The CIRCLES Program, part of the Empower effort to get families out of poverty, will expand to Cumberland County later this month, the second chapter in the state.

Putnam County, the state’s first chapter, started last July and is now working with its second group of families. Those sessions began with eight families. Four are now homeowners and three have gotten better paying jobs.

Balinda Westmoreland leads the CIRCLES Program in Cumberland, Fentress, Van Buren, White, and Warren Counties. She said the two-hour sessions once per week are led by volunteers. The sessions focus on goals, gaps, and removing barriers.

“The main thing that we work on is building a healthy intentional relationship,” Westmoreland said. “These are things that a lot of our families have never had. They don’t understand. They have a lot of people that love them, but they don’t understand what a healthy intentional relationship is. We want to increase poverty IQ. If you are situational poverty, sometimes you understand something happened, I need to get back on course. But we see so many families that are generational poverty. So to them, food stamps and moving from home to home to home to home because you couldn’t pay rent is normal. That’s what grandma did, that’s what mama did. So that’s what I do. But once they build this intentional relationship, they find there is another way and they get support through this.”

Westmoreland said the process for starting a CIRCLES program begins with finding volunteers in each community who are willing to work as mentors, serve food for the family meals, supervise the youth program or help in anyway. She said a recent meeting in Cumberland County brought enough volunteers to get the program started.

She said they now have enough families in Fentress and White Counties to begin recruiting volunteers there.

“This intensive care is wrapping our arms around these families, giving them the mentorship, the encouragement, empowering them to be better parents, to help them on their journey,” CIRCLES Leader Lehra Trobaugh said. “They all want to work hard and they want to better their circumstance.”

95 percent of the families involved are single-family households. The sessions begin with a meal, where parents and children sit together. Westmoreland said that sometimes does not happen in the course of a regular week. The youth go to a seperate breakout group while the adults work with volunteers. The second Putnam County group had the first fathers involved.

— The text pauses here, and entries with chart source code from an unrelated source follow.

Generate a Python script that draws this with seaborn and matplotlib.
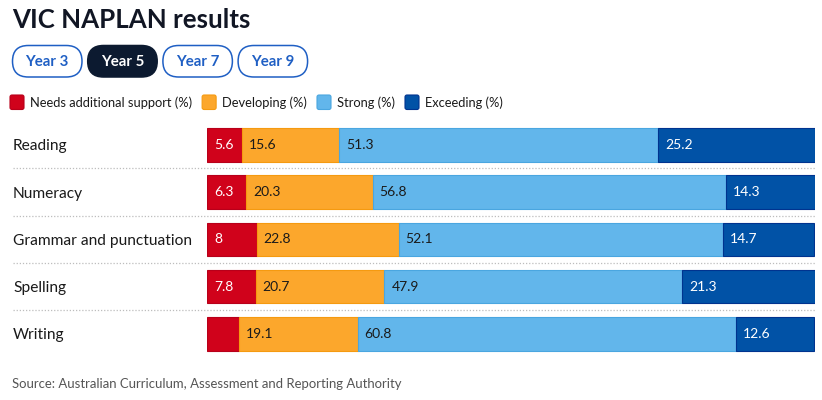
import matplotlib
matplotlib.use("Agg")
import matplotlib.pyplot as plt
import matplotlib.transforms as mtransforms
from matplotlib.patches import FancyBboxPatch
import seaborn as sns
import numpy as np
import pandas as pd

# ---------------- data ----------------
categories = ["Reading", "Numeracy", "Grammar and punctuation", "Spelling", "Writing"]
series_names = ["Needs additional support (%)", "Developing (%)", "Strong (%)", "Exceeding (%)"]
needs_support = [5.6, 6.3, 8.0, 7.8, 5.1]
developing = [15.6, 20.3, 22.8, 20.7, 19.1]
strong = [51.3, 56.8, 52.1, 47.9, 60.8]
exceeding = [25.2, 14.3, 14.7, 21.3, 12.6]
year_tabs = ["Year 3", "Year 5", "Year 7", "Year 9"]
selected_tab = "Year 5"
title = "VIC NAPLAN results"
source = "Source: Australian Curriculum, Assessment and Reporting Authority"

# ---------------- style ----------------
sns.set_theme(style="white")
plt.rcParams["font.family"] = ["Lato", "DejaVu Sans"]

W, H = 822, 400
fill_colors = ["#d0021b", "#fca72c", "#62b6eb", "#0152a6"]
edge_colors = ["#b8001a", "#f59a10", "#4aa6e0", "#00338f"]
label_colors = ["white", "#1a1a1a", "#1a1a1a", "white"]
dark = "#1a1a1a"
btn_blue = "#1f5fc4"
btn_navy = "#0c1a30"

fig = plt.figure(figsize=(W / 100, H / 100), dpi=100)
fig.patch.set_facecolor("white")

# overlay axes in pixel coordinates (origin top-left)
oax = fig.add_axes([0, 0, 1, 1], zorder=0)
oax.set_xlim(0, W)
oax.set_ylim(H, 0)
oax.axis("off")

# main chart axes
ax_left, ax_right, ax_top, ax_bottom = 207, 815, 121.2, 357.6
ax = fig.add_axes([ax_left / W, 1 - ax_bottom / H, (ax_right - ax_left) / W, (ax_bottom - ax_top) / H], zorder=1)
ax.patch.set_alpha(0)

series = [needs_support, developing, strong, exceeding]
lefts = np.zeros(len(categories))
for vals, fc, ec in zip(series, fill_colors, edge_colors):
    d = pd.DataFrame({"category": categories, "value": vals})
    sns.barplot(data=d, x="value", y="category", order=categories, orient="h",
                color=fc, saturation=1, edgecolor=ec, linewidth=0.8,
                width=0.71, left=lefts.copy(), errorbar=None, ax=ax)
    lefts = lefts + np.array(vals)

totals = lefts
ax.set_xlim(0, totals.max())
ax.set_ylim(len(categories) - 0.5, -0.5)
ax.set_xlabel("")
ax.set_ylabel("")
ax.set_xticks([])
for s in ax.spines.values():
    s.set_visible(False)

# value labels inside bars (left aligned)
min_label_value = 5.5
lefts = np.zeros(len(categories))
for vals, lc in zip(series, label_colors):
    for i, v in enumerate(vals):
        if v >= min_label_value:
            txt = f"{v:g}"
            ax.annotate(txt, xy=(lefts[i], i), xytext=(5, 0), textcoords="offset points",
                        ha="left", va="center", fontsize=10, color=lc)
    lefts = lefts + np.array(vals)

# category labels left-aligned at x=13
ax.tick_params(axis="y", length=0, pad=(ax_left - 13) * 0.72, labelsize=11.2, labelcolor=dark)
for lab in ax.get_yticklabels():
    lab.set_ha("left")

# dotted separators
trans = mtransforms.blended_transform_factory(ax.transAxes, ax.transData)
seps = np.arange(len(categories) - 1) + 0.5
ax.hlines(seps, (13 - ax_left) / (ax_right - ax_left), 1.0, transform=trans,
          colors="#bdbdbd", linestyles=(0, (1, 1.5)), linewidth=0.9, clip_on=False)

# title
oax.text(12, 27.5, title, fontsize=18.6, fontweight="bold", color="#111624", ha="left", va="baseline")

# tab buttons
bx, by, bw, bh, gap = 12.5, 45.5, 69.5, 31.5, 5.7
for i, name in enumerate(year_tabs):
    x0 = bx + i * (bw + gap)
    sel = name == selected_tab
    oax.add_patch(FancyBboxPatch((x0, by), bw, bh, boxstyle=f"round,pad=0,rounding_size={bh / 2}",
                                 fc=btn_navy if sel else "white",
                                 ec=btn_navy if sel else btn_blue, lw=1.1))
    oax.text(x0 + bw / 2, by + bh / 2 + 0.5, name, ha="center", va="center", fontsize=10.8,
             fontweight="bold", color="white" if sel else btn_blue)

# legend
fig.canvas.draw()
renderer = fig.canvas.get_renderer()
lx = 10
for name, fc, ec in zip(series_names, fill_colors, edge_colors):
    oax.add_patch(FancyBboxPatch((lx, 95), 14, 14.5, boxstyle="round,pad=0,rounding_size=2",
                                 fc=fc, ec=ec, lw=0.8))
    t = oax.text(lx + 20, 103, name, ha="left", va="center", fontsize=9.3, color=dark)
    lx = lx + 20 + t.get_window_extent(renderer=renderer).width + 10

# source
oax.text(12, 384, source, ha="left", va="center", fontsize=9.45, color="#555555")

fig.savefig("out.png", dpi=100, facecolor="white")
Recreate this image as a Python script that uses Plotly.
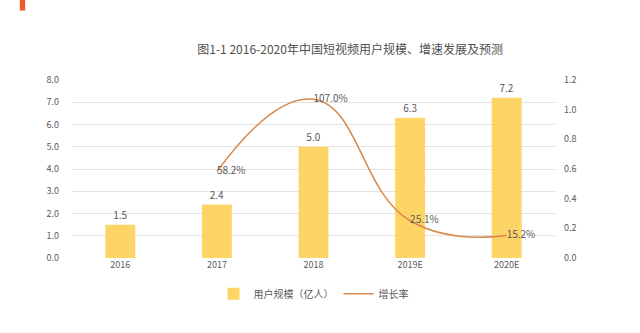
import plotly.graph_objects as go

categories = ["2016", "2017", "2018", "2019E", "2020E"]
users = [1.5, 2.4, 5.0, 6.3, 7.2]
growth_cats = ["2017", "2018", "2019E", "2020E"]
growth = [0.582, 1.070, 0.251, 0.152]
growth_labels = ["58.2%", "107.0%", "25.1%", "15.2%"]
left_ticks = [0, 1, 2, 3, 4, 5, 6, 7, 8]
right_ticks = [0, 0.2, 0.4, 0.6, 0.8, 1.0, 1.2]

FONT = "Noto Sans CJK SC"
GRAY = "#595959"

fig = go.Figure()
fig.add_trace(go.Bar(
    x=categories, y=users, name="用户规模（亿人）",
    marker=dict(color="#FDD567", line=dict(width=0)),
    width=0.31,
    text=[f"{v:.1f}" for v in users], textposition="outside",
    textfont=dict(size=10, color=GRAY, family=FONT),
    cliponaxis=False,
))
fig.add_trace(go.Scatter(
    x=growth_cats, y=growth, name="增长率", yaxis="y2",
    mode="lines+text",
    line=dict(color="#D9894A", width=1.5, shape="spline", smoothing=1.3),
    text=growth_labels, textposition="middle right",
    textfont=dict(size=10, color=GRAY, family=FONT),
    cliponaxis=False,
))

fig.update_layout(
    width=640, height=333,
    margin=dict(l=72, r=85, t=80, b=75),
    paper_bgcolor="white", plot_bgcolor="white",
    font=dict(family=FONT, size=10, color=GRAY),
    title=dict(text="图1-1 2016-2020年中国短视频用户规模、增速发展及预测",
               x=0.547, xanchor="center", y=0.85, yanchor="middle",
               font=dict(size=12, color="#505050", family=FONT)),
    bargap=0.69,
    xaxis=dict(type="category", showline=False, ticks="",
               tickfont=dict(size=9, color=GRAY), showgrid=False),
    yaxis=dict(range=[0, 8], tickvals=left_ticks,
               ticktext=[f"{v:.1f}" for v in left_ticks],
               showgrid=True, gridcolor="#E3E3E3", gridwidth=1,
               zeroline=False, showline=False,
               tickfont=dict(size=9, color=GRAY), ticklabelstandoff=12),
    yaxis2=dict(range=[0, 1.2], tickvals=right_ticks,
                ticktext=[f"{v:.1f}" for v in right_ticks],
                overlaying="y", side="right", showgrid=False,
                zeroline=False, showline=False,
                tickfont=dict(size=9, color=GRAY), ticklabelstandoff=8),
    legend=dict(orientation="h", x=0.5, xanchor="center", y=-0.12,
                yanchor="top", font=dict(size=10, color=GRAY),
                itemwidth=30, traceorder="normal"),
    shapes=[dict(type="rect", xref="paper", yref="paper",
                 x0=-0.108, x1=-0.097, y0=1.39, y1=1.46,
                 fillcolor="#F05A28", line=dict(width=0), layer="above")],
)

fig.write_html("out.html")
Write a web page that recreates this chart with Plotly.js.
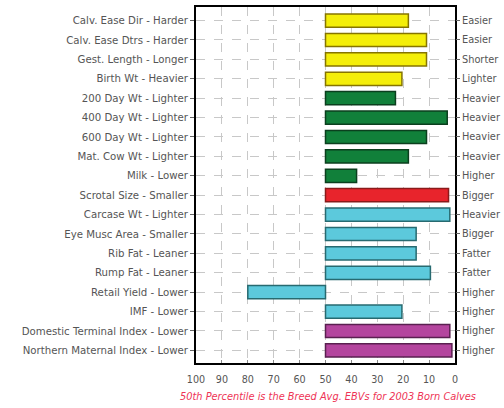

“We love to see them going through this together, learning all this together,” Trobaugh said. “And what are your barriers? How can we get someone to come in and speak to you about what your barriers are, whether it be credit repair, home purchase, trying to buy groceries and navigate the grocery store.”

Residents interested in volunteering to help the families can find information on the Empower Upper Cumberland website. High School and college students needing volunteer hours are invited to help with the youth side of the program. Westmoreland said the ultimate goal is to turn the program over to the local community to oversee.

The Empower Upper Cumberland program began last year through a state grant to reinvent how the community tackles the issue of poverty. Locally, the program works with families individually to help address the issues that can lead to systemic generational poverty. Some 275 families have enrolled in the Empower program. Empower Director Megan Spurgeon said that is second highest number among the state pilot projects, behind only Davidson County.

Spurgeon said they need more families in both Clay and Van Buren County. She said the program has been a big success, in terms of numbers, in both Cannon and Jackson Counties.